Vous ai-je dit que dans ces vingt jours, enfermé, cloîtré dans ce château de Coblentz, j’avais infiniment pensé et travaillé ? J’ai relu les esthétiques diverses, Hegel, Schelling, Saisset, Lévêque, Taine — dans un état de cerveau inconnu depuis mes dix-huit ans à la bibl. nationale. Je me suis recueilli, et dans une nuit, de 10 du soir à 4 du matin, tel Jésus au Jardin des Oliviers, Saint Jean à Pathmos, Platon au cap Sunium, Bouddha sous le figuier de Gaza, j’ai écrit en dix pages les principes métaphysiques de l’Esthétique nouvelle, une esthétique qui s’accorde avec l’Inconscient de Hartmann, le transformisme de Darwin, les travaux de Helmholtz.

Ma méthode, ou plutôt ma divination est-elle enfantine, ou ai-je enfin la vérité sur cette éternelle question du Beau ? — On le verra.
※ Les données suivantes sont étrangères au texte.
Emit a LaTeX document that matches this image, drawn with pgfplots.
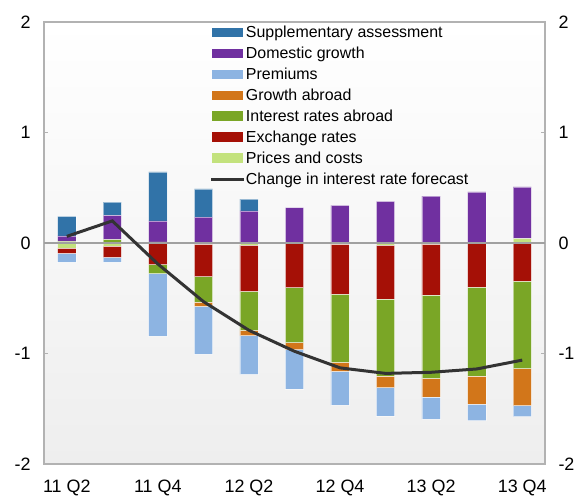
\documentclass[border=0pt]{standalone}
\usepackage{pgfplots}
\usepackage{pgfplotstable}
\pgfplotsset{compat=1.18}
\usepackage{fontspec}
\setmainfont{Liberation Sans}

\definecolor{cSupp}{RGB}{49,115,168}
\definecolor{cDom}{RGB}{112,48,160}
\definecolor{cPrem}{RGB}{141,180,226}
\definecolor{cGrow}{RGB}{210,118,26}
\definecolor{cIntr}{RGB}{122,166,38}
\definecolor{cExch}{RGB}{165,16,6}
\definecolor{cPrice}{RGB}{195,226,125}
\definecolor{cLine}{RGB}{51,51,51}
\definecolor{cFrame}{RGB}{178,178,178}
\definecolor{cZero}{RGB}{160,160,160}
\definecolor{cBg}{RGB}{238,238,238}

% negative contributions (stacked downwards from zero)
\pgfplotstableread{
x prices exch intr growth prem
0  -0.045 -0.048  0      0      -0.081
1  -0.025 -0.106  0      0      -0.042
2   0     -0.196 -0.082  0      -0.564
3  -0.010 -0.295 -0.230 -0.039  -0.431
4  -0.020 -0.417 -0.353 -0.049  -0.350
5   0     -0.404 -0.498 -0.063  -0.356
6  -0.010 -0.453 -0.618 -0.081  -0.305
7  -0.020 -0.486 -0.697 -0.105  -0.257
8  -0.010 -0.459 -0.757 -0.166  -0.202
9   0     -0.400 -0.803 -0.256  -0.148
10  0     -0.344 -0.793 -0.335  -0.100
}\negtab

% positive contributions (stacked upwards from zero)
\pgfplotstableread{
x prices intr dom supp
0  0     0.015 0.050 0.175
1  0     0.030 0.220 0.120
2  0.010 0     0.190 0.444
3  0     0     0.235 0.254
4  0     0     0.290 0.108
5  0     0     0.320 0
6  0     0     0.341 0
7  0     0     0.377 0
8  0     0     0.425 0
9  0     0     0.462 0
10 0.040 0     0.468 0
}\postab

% change in interest rate forecast
\pgfplotstableread{
x y
0  0.06
1  0.20
2  -0.19
3  -0.53
4  -0.79
5  -0.98
6  -1.13
7  -1.18
8  -1.17
9  -1.14
10 -1.06
}\linetab

\pgfplotsset{
  base/.style={
    width=501bp, height=442bp, scale only axis,
    at={(0,0)}, anchor=south west,
    xmin=-0.5, xmax=10.5, ymin=-2, ymax=2,
    tick label style={font=\fontsize{18}{21}\selectfont},
  },
  bars/.style={fill=#1, draw=white, draw opacity=0.5, line width=0.5bp},
  barleg/.style={legend image code/.code={\fill[##1] (0bp,-3.9bp) rectangle (31bp,5.5bp);}},
  lineleg/.style={legend image code/.code={\draw[##1] (-1bp,0.5bp) -- (31.5bp,0.5bp);}},
}

\begin{document}
\begin{tikzpicture}
% axis 1: background, negative stacks, left and bottom labels
\begin{axis}[base,
  axis background/.style={top color=white, bottom color=cBg},
  axis line style={draw=none},
  ybar stacked, bar width=18.3bp,
  xtick={0,2,4,6,8,10},
  xticklabels={11 Q2,11 Q4,12 Q2,12 Q4,13 Q2,13 Q4},
  xtick style={draw=none},
  xticklabel style={yshift=-12bp},
  ytick={-2,-1,0,1,2},
  yticklabels={-2,-1,0,1,2},
  ytick style={draw=none},
  yticklabel pos=left,
  yticklabel style={xshift=-10bp},
]
\addplot[bars=cPrice] table[x=x,y=prices]{\negtab};
\addplot[bars=cExch]  table[x=x,y=exch]{\negtab};
\addplot[bars=cIntr]  table[x=x,y=intr]{\negtab};
\addplot[bars=cGrow]  table[x=x,y=growth]{\negtab};
\addplot[bars=cPrem]  table[x=x,y=prem]{\negtab};
\end{axis}

% axis 2: positive stacks
\begin{axis}[base, hide axis,
  ybar stacked, bar width=18.3bp,
]
\addplot[bars=cPrice] table[x=x,y=prices]{\postab};
\addplot[bars=cIntr]  table[x=x,y=intr]{\postab};
\addplot[bars=cDom]   table[x=x,y=dom]{\postab};
\addplot[bars=cSupp]  table[x=x,y=supp]{\postab};
\end{axis}

% axis 3: frame, zero line, right labels, line and legend
\begin{axis}[base,
  axis line style={draw=cFrame, line width=2bp},
  xtick=\empty,
  ytick={-2,-1,0,1,2},
  yticklabels={-2,-1,0,1,2},
  ytick pos=both,
  yticklabel pos=right,
  yticklabel style={xshift=10bp},
  ytick style={draw=cFrame, line width=1bp},
  major tick length=4bp,
  extra y ticks={0},
  extra y tick labels={},
  extra y tick style={grid=major, major grid style={draw=cZero, line width=1.3bp}, major tick length=0pt},
  legend style={at={(0.3313,0.9912)}, anchor=north west, draw=none, fill=none,
    inner sep=0pt, outer sep=0pt, row sep=5.9bp, column sep=0.5bp,
    font=\fontsize{16}{19}\selectfont,
    nodes={inner sep=0pt, text height=12bp, text depth=3bp}},
  legend cell align=left,
]
\addlegendimage{barleg, fill=cSupp, draw=none}
\addlegendentry{Supplementary assessment}
\addlegendimage{barleg, fill=cDom, draw=none}
\addlegendentry{Domestic growth}
\addlegendimage{barleg, fill=cPrem, draw=none}
\addlegendentry{Premiums}
\addlegendimage{barleg, fill=cGrow, draw=none}
\addlegendentry{Growth abroad}
\addlegendimage{barleg, fill=cIntr, draw=none}
\addlegendentry{Interest rates abroad}
\addlegendimage{barleg, fill=cExch, draw=none}
\addlegendentry{Exchange rates}
\addlegendimage{barleg, fill=cPrice, draw=none}
\addlegendentry{Prices and costs}
\addplot[lineleg, draw=cLine, line width=3bp, mark=none] table[x=x,y=y]{\linetab};
\addlegendentry{Change in interest rate forecast}
\end{axis}

\pgfresetboundingbox
\path (-44bp,-32bp) rectangle (533bp,464bp);
\end{tikzpicture}
\end{document}
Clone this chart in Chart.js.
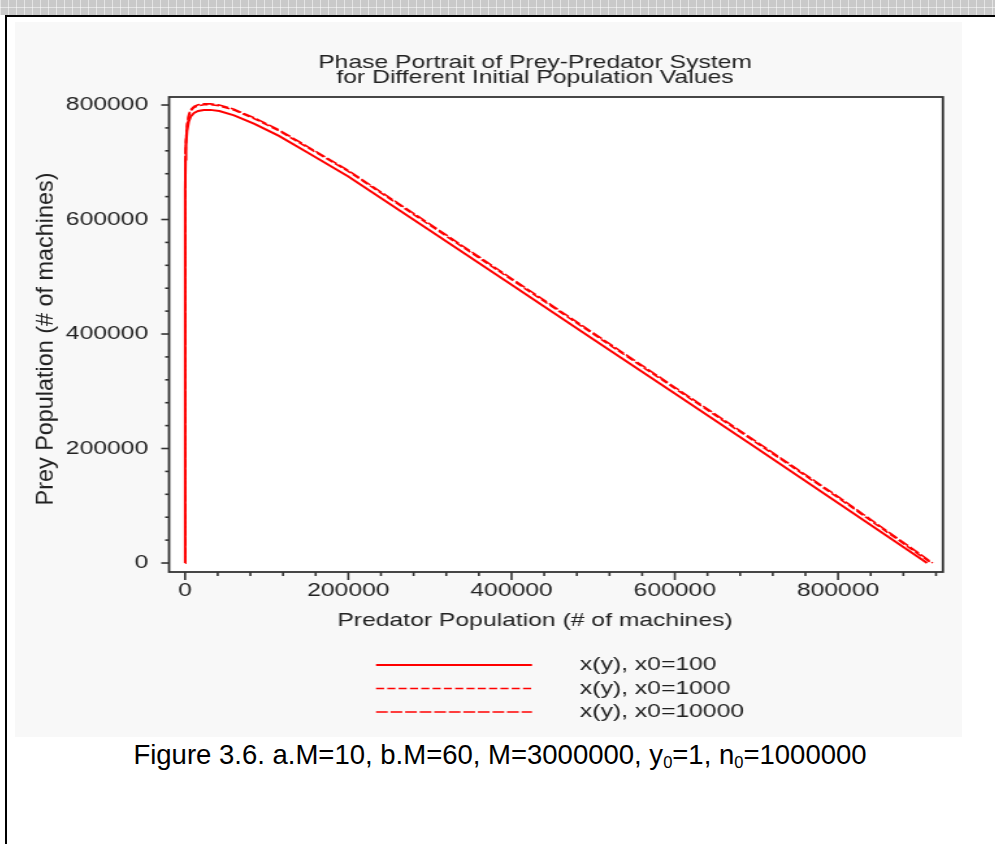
<!DOCTYPE html>
<html>
<head>
<meta charset="utf-8">
<title>Phase Portrait of Prey-Predator System</title>
<script src="https://cdn.jsdelivr.net/npm/chart.js"></script>
<style>
  html, body { margin: 0; padding: 0; background: #fff; }
  body { width: 995px; height: 844px; overflow: hidden; position: relative; font-family: "Liberation Sans", Arial, sans-serif; }
  /* bande grisee en haut de la page */
  #bande { position: absolute; left: 0; top: 0; width: 995px; height: 15px; background-color: #c9c9c9;
    background-image: linear-gradient(90deg, rgba(255,255,255,.5) 1px, transparent 1px),
                      linear-gradient(0deg, rgba(255,255,255,.5) 1px, transparent 1px);
    background-size: 8px 8px; }
  #cadre { position: absolute; left: 5px; top: 15px; width: 1000px; height: 840px; border-left: 2px solid #000; border-top: 2px solid #000; }
  #fondGraphique { position: absolute; left: 15px; top: 22px; width: 947px; height: 715px; background: #f8f8f8; }
  #chartPhase { position: absolute; left: 15px; top: 22px; }
  #legendeFigure { position: absolute; left: 0; top: 740px; width: 1000px; text-align: center; font-size: 27.5px; line-height: 30px; color: #000; }
  #legendeFigure sub { font-size: 0.6em; vertical-align: -0.25em; line-height: 0; }
</style>
</head>
<body>
<div id="bande"></div>
<div id="cadre"></div>
<div id="fondGraphique"></div>
<!-- le canvas est etire horizontalement comme l'image d'origine -->
<canvas id="chartPhase" width="800" height="715" style="width:1040px;height:715px"></canvas>
<div id="legendeFigure">Figure 3.6. a.M=10, b.M=60, M=3000000, y<sub>0</sub>=1, n<sub>0</sub>=1000000</div>

<script>
// Textes
const titreLignes = ['Phase Portrait of Prey-Predator System', 'for Different Initial Population Values'];
const titreX = 'Predator Population (# of machines)';
const titreY = 'Prey Population (# of machines)';
const nomsSeries = ['x(y), x0=100', 'x(y), x0=1000', 'x(y), x0=10000'];

// Graduations
const xMajeures = [0, 200000, 400000, 600000, 800000];
const yMajeures = [0, 200000, 400000, 600000, 800000];
const pasMineur = 40000;
const xMin = -19600, xMax = 928500;
const yMin = -15700, yMax = 814000;

// Serie x0=100 (trait plein)
const predateurs100 = [1, 20, 200, 600, 1200, 2500, 4500, 7000, 11000, 16000, 23000, 31000, 42000, 60000, 85000, 115000, 150000, 200000, 300000, 400000, 500000, 600000, 700000, 800000, 909000];
const proies100 = [100, 300000, 650000, 705000, 730000, 755000, 771000, 780000, 786000, 789500, 791300, 791500, 789500, 782000, 767000, 746000, 717000, 675000, 581000, 486000, 391000, 296000, 201000, 105000, 0];

// Serie x0=1000 (tirets)
const predateurs1000 = [1, 20, 200, 600, 1200, 2500, 4500, 7000, 11000, 16000, 23000, 31000, 42000, 60000, 85000, 115000, 150000, 200000, 300000, 400000, 500000, 600000, 700000, 800000, 914000];
const proies1000 = [1000, 320000, 665000, 716000, 741000, 765000, 781000, 790000, 795500, 798800, 800500, 800600, 798500, 791000, 776000, 755000, 726000, 684000, 590000, 495000, 400000, 305000, 210000, 114000, 0];

// Serie x0=10000 (tirets longs)
const predateurs10000 = [1, 20, 200, 600, 1200, 2500, 4500, 7000, 11000, 16000, 23000, 31000, 42000, 60000, 85000, 115000, 150000, 200000, 300000, 400000, 500000, 600000, 700000, 800000, 916000];
const proies10000 = [10000, 330000, 668000, 718000, 743000, 767000, 783000, 792000, 797500, 800500, 802000, 802000, 800000, 792500, 777500, 756500, 727500, 685500, 592000, 497000, 402000, 307000, 212000, 116000, 0];

const ETIREMENT = 1040 / 800; // largeur css / largeur du canvas

function versPoints(xs, ys) {
    return xs.map((x, i) => ({ x: x, y: ys[i] }));
}

function graduations(max, majeures) {
    const liste = [];
    for (let v = 0; v <= max; v += pasMineur) liste.push({ value: v, major: majeures.includes(v) });
    return liste;
}

// Fond blanc de la zone de trace, cadre, graduations, titre vertical et legende
const cadreEtLegende = {
    id: 'cadreEtLegende',
    beforeDraw(chart) {
        const { ctx, chartArea: zone } = chart;
        ctx.save();
        ctx.fillStyle = '#ffffff';
        ctx.fillRect(zone.left, zone.top, zone.width, zone.height);
        ctx.restore();
    },
    afterDraw(chart) {
        const { ctx, chartArea: zone, scales } = chart;
        ctx.save();
        ctx.strokeStyle = '#333';
        ctx.lineWidth = 1.6;

        scales.x.ticks.forEach(t => {
            const px = scales.x.getPixelForValue(t.value);
            const long = xMajeures.includes(t.value) ? 8 : 4;
            ctx.beginPath();
            ctx.moveTo(px, zone.bottom);
            ctx.lineTo(px, zone.bottom + long);
            ctx.stroke();
        });
        scales.y.ticks.forEach(t => {
            const py = scales.y.getPixelForValue(t.value);
            const long = yMajeures.includes(t.value) ? 6 : 3;
            ctx.beginPath();
            ctx.moveTo(zone.left, py);
            ctx.lineTo(zone.left - long, py);
            ctx.stroke();
        });

        ctx.lineWidth = 1.8;
        ctx.strokeRect(zone.left, zone.top, zone.width, zone.height);

        // titre de l'axe vertical (on annule l'etirement pour le texte tourne)
        ctx.save();
        ctx.translate(24, (zone.top + zone.bottom) / 2 + 4.5);
        ctx.scale(1 / ETIREMENT, 1);
        ctx.rotate(-Math.PI / 2);
        ctx.font = "23.4px 'Liberation Sans', Arial, sans-serif";
        ctx.fillStyle = '#222';
        ctx.textAlign = 'center';
        ctx.textBaseline = 'middle';
        ctx.fillText(titreY, 0, 0);
        ctx.restore();

        // legende : une ligne par serie
        ctx.font = "19px 'Liberation Sans', Arial, sans-serif";
        ctx.textBaseline = 'middle';
        ctx.textAlign = 'left';
        chart.data.datasets.forEach((ds, i) => {
            const yLigne = zone.bottom + 93 + i * 23.5;
            ctx.strokeStyle = ds.borderColor;
            ctx.lineWidth = ds.borderWidth;
            ctx.setLineDash(ds.borderDash || []);
            ctx.beginPath();
            ctx.moveTo(277.7, yLigne);
            ctx.lineTo(397.7, yLigne);
            ctx.stroke();
            ctx.setLineDash([]);
            ctx.fillStyle = '#222';
            ctx.fillText(ds.label, 434.6, yLigne);
        });
        ctx.restore();
    }
};

function dessinerPortraitPhase() {
    const canvas = document.getElementById('chartPhase');
    if (!canvas) {
        console.error("Le canvas n'existe pas.");
        return;
    }

    Chart.defaults.font.family = "'Liberation Sans', Arial, sans-serif";
    Chart.defaults.font.size = 19;
    Chart.defaults.color = '#222';

    const chart = new Chart(canvas, {
        type: 'scatter',
        data: {
            datasets: [{
                label: nomsSeries[0],
                data: versPoints(predateurs100, proies100),
                borderColor: '#ff0000',
                borderWidth: 2,
                borderDash: []
            }, {
                label: nomsSeries[1],
                data: versPoints(predateurs1000, proies1000),
                borderColor: '#ff0000',
                borderWidth: 1.6,
                borderDash: [6.2, 2.5]
            }, {
                label: nomsSeries[2],
                data: versPoints(predateurs10000, proies10000),
                borderColor: '#ff0000',
                borderWidth: 1.6,
                borderDash: [9, 2.2]
            }].map(ds => Object.assign(ds, { showLine: true, pointRadius: 0, tension: 0, fill: false }))
        },
        options: {
            responsive: false,
            animation: false,
            events: [],
            layout: { padding: { left: 0, right: 0, top: 0, bottom: 104.6 } },
            plugins: {
                legend: { display: false },
                tooltip: { enabled: false },
                title: {
                    display: true,
                    text: titreLignes,
                    color: '#222',
                    font: { size: 19, weight: 'normal', lineHeight: 15 / 19 },
                    padding: { top: 33, bottom: 12 }
                },
                subtitle: {
                    display: true,
                    position: 'bottom',
                    text: titreX,
                    color: '#222',
                    font: { size: 19, weight: 'normal', lineHeight: 1.2 },
                    padding: { top: 7.6, bottom: 0 }
                }
            },
            scales: {
                x: {
                    type: 'linear',
                    position: 'bottom',
                    min: xMin,
                    max: xMax,
                    grid: { display: false, drawTicks: false },
                    border: { display: false },
                    afterBuildTicks: s => { s.ticks = graduations(920000, xMajeures); },
                    afterFit: s => { s.height = 30; },
                    ticks: {
                        autoSkip: false,
                        maxRotation: 0,
                        padding: 7,
                        color: '#222',
                        callback: v => xMajeures.includes(v) ? String(v) : ''
                    }
                },
                y: {
                    type: 'linear',
                    position: 'left',
                    min: yMin,
                    max: yMax,
                    grid: { display: false, drawTicks: false },
                    border: { display: false },
                    afterBuildTicks: s => { s.ticks = graduations(800000, yMajeures); },
                    afterFit: s => { s.width = 118.5; },
                    ticks: {
                        autoSkip: false,
                        padding: 16,
                        color: '#222',
                        callback: v => yMajeures.includes(v) ? String(v) : ''
                    }
                },
                // axe vide a droite : garde le titre centre comme sur l'original
                marge: {
                    type: 'linear',
                    position: 'right',
                    grid: { display: false, drawTicks: false },
                    border: { display: false },
                    ticks: { display: false },
                    afterFit: s => { s.width = 86.2; }
                }
            }
        },
        plugins: [cadreEtLegende]
    });

    return chart;
}

dessinerPortraitPhase();
</script>
</body>
</html>
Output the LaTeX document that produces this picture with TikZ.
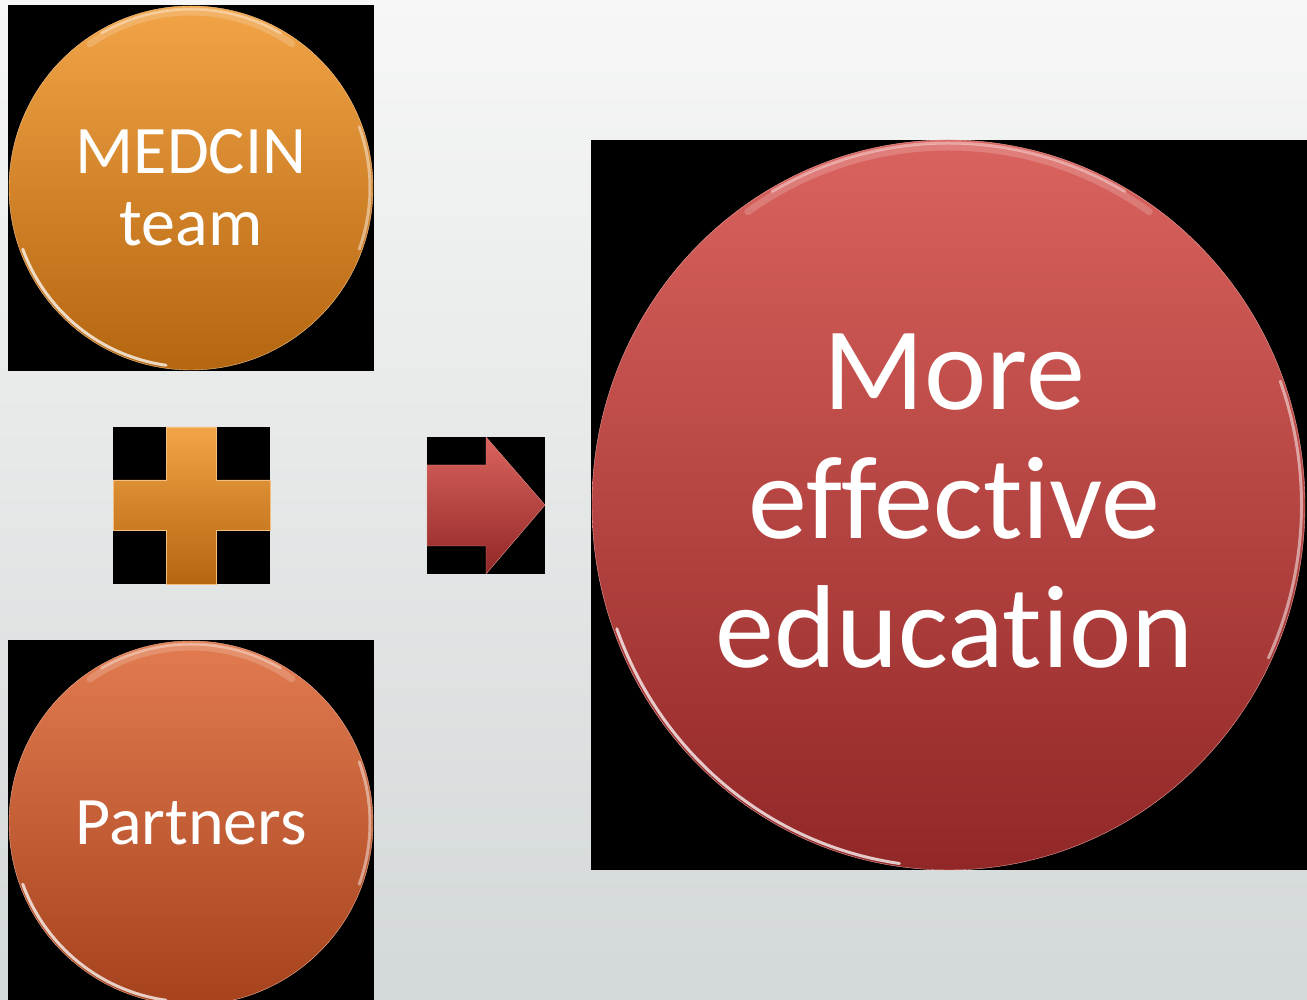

En tout cas, c’est très nouveau, ça touche aux problèmes derniers de la pensée humaine et ça n’est en désaccord ni avec la physiologie optique moderne, ni avec les travaux de psychologie les plus avancés, et ça explique le génie spontané, ce sur quoi Taine se tait, etc.

… Enfin on verra, et vous verrez… J’aurai du moins rêvé que j’étais le John Ruskin définitif.

Je mets la dernière main à mes quelques pages préliminaires sur l’Allemagne pour l’étude sur la National Galerie de Berlin[2].

Je n’ai encore lu de la Gazette que le numéro de novembre avec la canne de Balzac. — Autre chose, aussitôt arrivé ici j’ai pris la préface du Dürer et j’ai cherché la faute d’impression. Je ne l’ai pas trouvée. Ai-je été autrefois victime d’une hallucination ? Je me souviens pourtant que j’étais furieux de cette faute, qui était très grosse. J’ai ensuite lu et relu mot à mot cette préface avec l’obstination d’un noyé. Je n’ai rien trouvé, mais je ne désespère pas. Il faut que je trouve cette faute sous peine de m’avouer que je suis sujet à des hallucinations. Je suis au pied du mur.

Et maintenant une monstruosité dont seul je suis capable et dont je vais me soulager. Vous vous souvenez m’avoir envoyé dans les premiers jours de mon séjour ici une lettre pour une visite à M. Lippmann.

Cette visite, je l’ai différée, différée, tant qu’au bout de deux mois j’eusse été ridicule en y donnant suite. Sans compter que depuis j’ai revu M. Lippmann chez le Kronprinz. Cette lettre, je voulais vous la rendre. Je l’avais égarée dans les chaos de paperasses. Je viens de la retrouver. Vous la recevrez et voudrez bien excuser cette nouvelle monstruosité de votre

Jules Laforgue.

  1. Marchand de tableaux à Berlin.
  2. Cette étude n’a été publiée qu’en 1895, dans la Revue blanche du 1er octobre (tome IX, no 56).